Dulaney is disappointed the federal government and Canadian Food Inspection Agency do not agree to test all cattle for BSE even though some Asian countries maintain testing as a condition to resume trade.
“We are businesspeople and we market. You do what your customer wants,” she said.
“You can’t tell your customer what is good for them. That is insulting and they are going to go somewhere else.”
While she appreciates the government support of more than $2 billion, she says in hindsight that money should have gone to help producer groups build slaughter plants.
She also believes trade action clauses in the North American Free Trade Agreement and World Trade Organization should have been acted on sooner.
She accepts the high price of beef in Canadian stores at a time when producers cannot even cover expenses from the marketplace.
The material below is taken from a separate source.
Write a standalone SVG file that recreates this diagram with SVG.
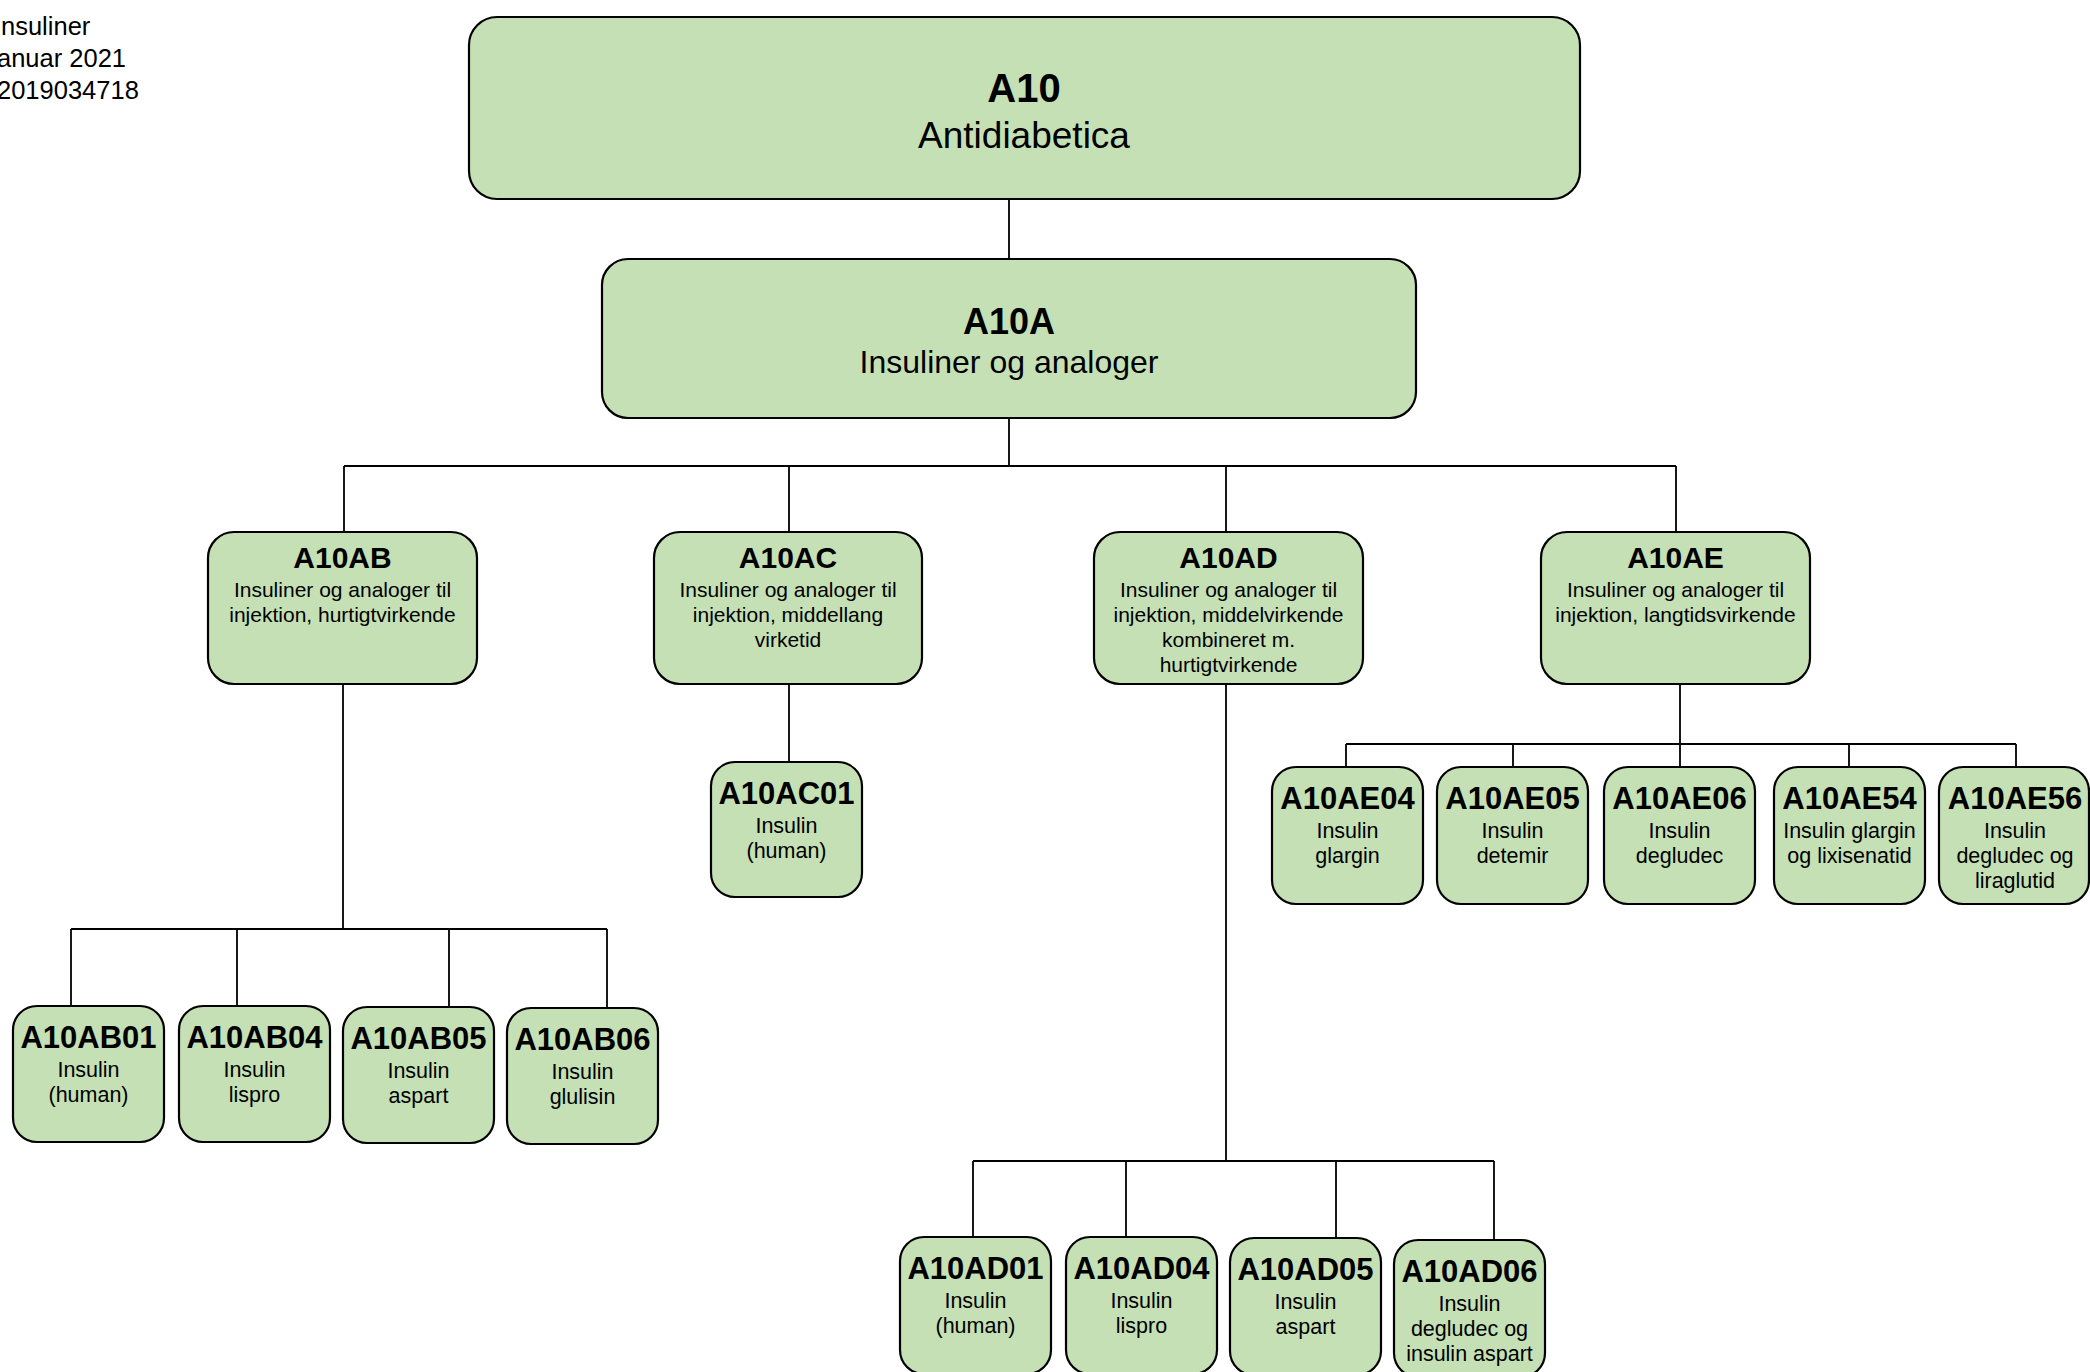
<svg xmlns="http://www.w3.org/2000/svg" width="2090" height="1372" viewBox="0 0 2090 1372">
<style>
text{font-family:"Liberation Sans",Arial,sans-serif;fill:#000;text-anchor:middle}
.box{fill:#c5e0b4;stroke:#000;stroke-width:2.2}
.con{fill:none;stroke:#000;stroke-width:1.8}
.hdr{text-anchor:start;font-size:25.5px}
.b40{font-size:40px;font-weight:bold}
.r37{font-size:37px}
.b36{font-size:36px;font-weight:bold}
.r32{font-size:32px}
.b30{font-size:30px;font-weight:bold}
.b31{font-size:31px;font-weight:bold}
.r21{font-size:21px}
.r22{font-size:21.5px}
</style>
<g id="header">
<text class="hdr" x="1" y="35">nsuliner</text>
<text class="hdr" x="-3" y="67">anuar 2021</text>
<text class="hdr" x="-3" y="99">2019034718</text>
</g>
<g id="connectors">
<path class="con" d="M1009 199V259M1009 418V466M344 466H1676M344 466V532M789 466V532M1226 466V532M1676 466V532"/>
<path class="con" d="M343 684V929M71 929H607M71 929V1006M237 929V1006M449 929V1007M607 929V1008"/>
<path class="con" d="M789 684V762"/>
<path class="con" d="M1226 684V1161M973 1161H1494M973 1161V1237M1126 1161V1237M1336 1161V1238M1494 1161V1240"/>
<path class="con" d="M1680 684V767M1346 744H2016M1346 744V767M1513 744V767M1849 744V767M2016 744V767"/>
</g>
<g id="A10">
<rect class="box" x="469" y="17" width="1111" height="182" rx="28"/>
<text class="b40" x="1024" y="102">A10</text>
<text class="r37" x="1024" y="148">Antidiabetica</text>
</g>
<g id="A10A">
<rect class="box" x="602" y="259" width="814" height="159" rx="26"/>
<text class="b36" x="1009" y="334">A10A</text>
<text class="r32" x="1009" y="373">Insuliner og analoger</text>
</g>
<g id="A10AB">
<rect class="box" x="208" y="532" width="269" height="152" rx="26"/>
<text class="b30" x="342.5" y="568">A10AB</text>
<text class="r21" x="342.5" y="597">Insuliner og analoger til</text>
<text class="r21" x="342.5" y="622">injektion, hurtigtvirkende</text>
</g>
<g id="A10AC">
<rect class="box" x="654" y="532" width="268" height="152" rx="26"/>
<text class="b30" x="788" y="568">A10AC</text>
<text class="r21" x="788" y="597">Insuliner og analoger til</text>
<text class="r21" x="788" y="622">injektion, middellang</text>
<text class="r21" x="788" y="647">virketid</text>
</g>
<g id="A10AD">
<rect class="box" x="1094" y="532" width="269" height="152" rx="26"/>
<text class="b30" x="1228.5" y="568">A10AD</text>
<text class="r21" x="1228.5" y="597">Insuliner og analoger til</text>
<text class="r21" x="1228.5" y="622">injektion, middelvirkende</text>
<text class="r21" x="1228.5" y="647">kombineret m.</text>
<text class="r21" x="1228.5" y="672">hurtigtvirkende</text>
</g>
<g id="A10AE">
<rect class="box" x="1541" y="532" width="269" height="152" rx="26"/>
<text class="b30" x="1675.5" y="568">A10AE</text>
<text class="r21" x="1675.5" y="597">Insuliner og analoger til</text>
<text class="r21" x="1675.5" y="622">injektion, langtidsvirkende</text>
</g>
<g id="A10AB01">
<rect class="box" x="13" y="1006" width="151" height="136" rx="24"/>
<text class="b31" x="88.5" y="1048">A10AB01</text>
<text class="r22" x="88.5" y="1077">Insulin</text>
<text class="r22" x="88.5" y="1102">(human)</text>
</g>
<g id="A10AB04">
<rect class="box" x="179" y="1006" width="151" height="136" rx="24"/>
<text class="b31" x="254.5" y="1048">A10AB04</text>
<text class="r22" x="254.5" y="1077">Insulin</text>
<text class="r22" x="254.5" y="1102">lispro</text>
</g>
<g id="A10AB05">
<rect class="box" x="343" y="1007" width="151" height="136" rx="24"/>
<text class="b31" x="418.5" y="1049">A10AB05</text>
<text class="r22" x="418.5" y="1078">Insulin</text>
<text class="r22" x="418.5" y="1103">aspart</text>
</g>
<g id="A10AB06">
<rect class="box" x="507" y="1008" width="151" height="136" rx="24"/>
<text class="b31" x="582.5" y="1050">A10AB06</text>
<text class="r22" x="582.5" y="1079">Insulin</text>
<text class="r22" x="582.5" y="1104">glulisin</text>
</g>
<g id="A10AC01">
<rect class="box" x="711" y="762" width="151" height="135" rx="24"/>
<text class="b31" x="786.5" y="804">A10AC01</text>
<text class="r22" x="786.5" y="833">Insulin</text>
<text class="r22" x="786.5" y="858">(human)</text>
</g>
<g id="A10AE04">
<rect class="box" x="1272" y="767" width="151" height="137" rx="24"/>
<text class="b31" x="1347.5" y="809">A10AE04</text>
<text class="r22" x="1347.5" y="838">Insulin</text>
<text class="r22" x="1347.5" y="863">glargin</text>
</g>
<g id="A10AE05">
<rect class="box" x="1437" y="767" width="151" height="137" rx="24"/>
<text class="b31" x="1512.5" y="809">A10AE05</text>
<text class="r22" x="1512.5" y="838">Insulin</text>
<text class="r22" x="1512.5" y="863">detemir</text>
</g>
<g id="A10AE06">
<rect class="box" x="1604" y="767" width="151" height="137" rx="24"/>
<text class="b31" x="1679.5" y="809">A10AE06</text>
<text class="r22" x="1679.5" y="838">Insulin</text>
<text class="r22" x="1679.5" y="863">degludec</text>
</g>
<g id="A10AE54">
<rect class="box" x="1774" y="767" width="151" height="137" rx="24"/>
<text class="b31" x="1849.5" y="809">A10AE54</text>
<text class="r22" x="1849.5" y="838">Insulin glargin</text>
<text class="r22" x="1849.5" y="863">og lixisenatid</text>
</g>
<g id="A10AE56">
<rect class="box" x="1939" y="767" width="150" height="137" rx="24"/>
<text class="b31" x="2015" y="809">A10AE56</text>
<text class="r22" x="2015" y="838">Insulin</text>
<text class="r22" x="2015" y="863">degludec og</text>
<text class="r22" x="2015" y="888">liraglutid</text>
</g>
<g id="A10AD01">
<rect class="box" x="900" y="1237" width="151" height="137" rx="24"/>
<text class="b31" x="975.5" y="1279">A10AD01</text>
<text class="r22" x="975.5" y="1308">Insulin</text>
<text class="r22" x="975.5" y="1333">(human)</text>
</g>
<g id="A10AD04">
<rect class="box" x="1066" y="1237" width="151" height="137" rx="24"/>
<text class="b31" x="1141.5" y="1279">A10AD04</text>
<text class="r22" x="1141.5" y="1308">Insulin</text>
<text class="r22" x="1141.5" y="1333">lispro</text>
</g>
<g id="A10AD05">
<rect class="box" x="1230" y="1238" width="151" height="137" rx="24"/>
<text class="b31" x="1305.5" y="1280">A10AD05</text>
<text class="r22" x="1305.5" y="1309">Insulin</text>
<text class="r22" x="1305.5" y="1334">aspart</text>
</g>
<g id="A10AD06">
<rect class="box" x="1394" y="1240" width="151" height="137" rx="24"/>
<text class="b31" x="1469.5" y="1282">A10AD06</text>
<text class="r22" x="1469.5" y="1311">Insulin</text>
<text class="r22" x="1469.5" y="1336">degludec og</text>
<text class="r22" x="1469.5" y="1361">insulin aspart</text>
</g>
</svg>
Beef is sold at American prices where the demand is strong, so Canadians are forced to pay the same, she said.
Regardless, the public remains supportive and went from eating 67 percent of what was produced in Canada in 2002 to 89 percent, or 800,000 tonnes of domestic beef in 2004.
She believes this crisis may have brought producer groups together to talk about practical solutions and push the federal government to listen.
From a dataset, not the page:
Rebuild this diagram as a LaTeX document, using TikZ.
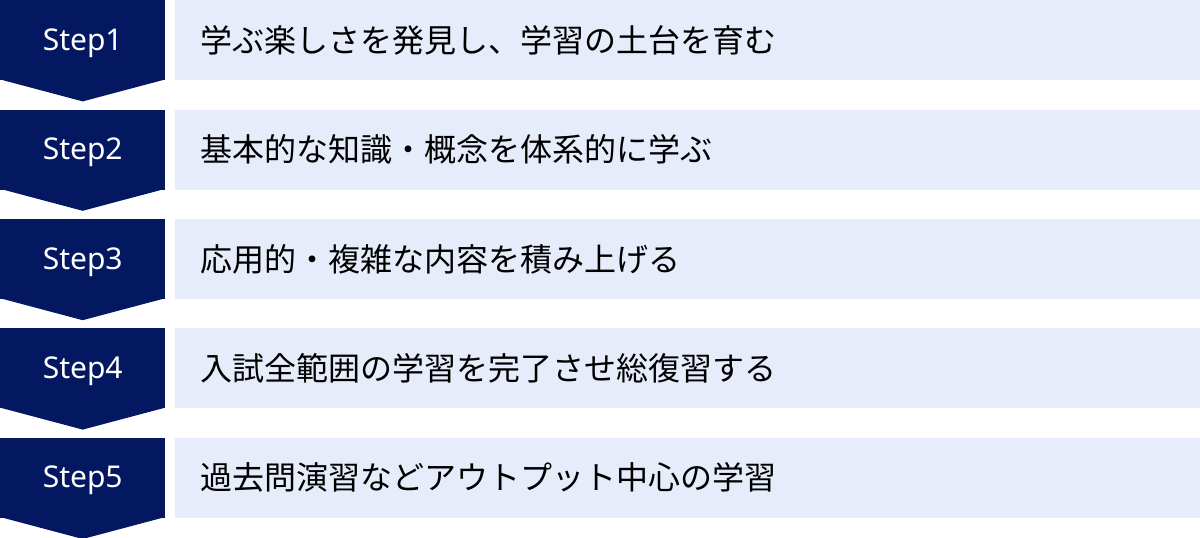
\documentclass[tikz,border=0pt]{standalone}
\usepackage{fontspec}
\setmainfont{Noto Sans CJK JP}
\newfontfamily\stepfont{Noto Sans}
\usetikzlibrary{positioning}
\definecolor{stepnavy}{RGB}{4,24,98}
\definecolor{rowblue}{RGB}{230,236,250}

\begin{document}
\begin{tikzpicture} [x=1pt, y=-1pt]
\tikzstyle{stepbox}=[rectangle, fill=stepnavy, text=white, minimum width=165pt, minimum height=80pt, inner sep=0pt, text height=20pt, text depth=0pt, font=\stepfont\fontsize{30}{36}\selectfont]
\tikzstyle{rowbox}=[rectangle, fill=rowblue, minimum height=80pt, text width=974pt, inner xsep=26pt, inner ysep=0pt, align=left, font=\fontsize{32}{38}\selectfont]
\tikzstyle{tip}=[fill=stepnavy]
\useasboundingbox (0,0) rectangle (1200,538);

\node [stepbox, anchor=north west] (s1) at (0,0) {Step1};
\node [rowbox, right=9pt of s1] (r1) {学ぶ楽しさを発見し、学習の土台を育む};
\fill [tip] ([yshift=1pt]s1.south west) -- ([yshift=1pt]s1.south east) -- ([yshift=-21pt]s1.south) -- cycle;

\node [stepbox, below=29pt of s1] (s2) {Step2};
\node [rowbox, right=9pt of s2] (r2) {基本的な知識・概念を体系的に学ぶ};
\fill [tip] ([yshift=1pt]s2.south west) -- ([yshift=1pt]s2.south east) -- ([yshift=-21pt]s2.south) -- cycle;

\node [stepbox, below=29pt of s2] (s3) {Step3};
\node [rowbox, right=9pt of s3] (r3) {応用的・複雑な内容を積み上げる};
\fill [tip] ([yshift=1pt]s3.south west) -- ([yshift=1pt]s3.south east) -- ([yshift=-21pt]s3.south) -- cycle;

\node [stepbox, below=29pt of s3] (s4) {Step4};
\node [rowbox, right=9pt of s4] (r4) {入試全範囲の学習を完了させ総復習する};
\fill [tip] ([yshift=1pt]s4.south west) -- ([yshift=1pt]s4.south east) -- ([yshift=-21pt]s4.south) -- cycle;

\node [stepbox, below=29pt of s4] (s5) {Step5};
\node [rowbox, right=9pt of s5] (r5) {過去問演習などアウトプット中心の学習};
\fill [tip] ([yshift=1pt]s5.south west) -- ([yshift=1pt]s5.south east) -- ([yshift=-21pt]s5.south) -- cycle;
\end{tikzpicture}
\end{document}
Pushing the government to continue supporting the industry has been Stan Eby’s job description as he serves his second term as president of the Canadian Cattlemen’s Association.
As producers hold on by the skin of their teeth, he knows there is widespread frustration in the countryside.
“It’s been demoralizing that we couldn’t move this situation quicker,” he said.
Eby thought once boxed beef started moving to the U.S. in August 2003, live trade would quickly follow. His disappointment was keen when a U.S. court injunction stopped the scheduled restoration of live trade in all ruminants after March 7.
“It is extremely frustrating that one judge can stall it all,” he said.
“USDA had promised a bullet-proof rule, yet scientific evidence did not prevail. Instead, emotion and capitalism took over.”
A permanent injunction could come this summer from the court of Montana judge Richard Cebull, so Canadian cattle industry leaders are talking about contingency plans.
That includes looking for more cooler space to store beef in the short term so processing lines can continue operating at capacity. The CCA also wants Canada to gain permission to ship meat products through the U.S. to Mexico where Canadian beef is welcome.
The U.S. will continue as a major market but Canada must gain self-sufficiency on the processing side. Eby has little sympathy for American complaints about packers closing and job losses because of a shortage of Canadian cattle.
“We’ve been telling them for over two years now that what they are doing is hurting their own industry,” he said.
While producers do not receive enough money from the marketplace, he feels government programs helped even if it is difficult to measure if enough went to farmers.
Nithi Govindasamy, policy analyst with Alberta Agriculture, said government programs probably saved many from bankruptcy.
After two years there is less panic at the government level and officials are able to take their time and make better decisions to deal with the ongoing situation.
“If some of the policy decisions of June 2003 appeared haphazard it was because nobody had a playbook,” said Govindasamy.
And, the number of BSE cases is likely to decline over time because of improved food safety regulations. Stronger enforcement of a feed ban to keep restricted materials out of animal feed as well as removing specified risk materials from human and animal food should also help restore confidence in beef.
“Whatever we need to do, we have to do it to get this industry back on its feet. We recognize it is a new reality. We’re going to have to do some things differently.”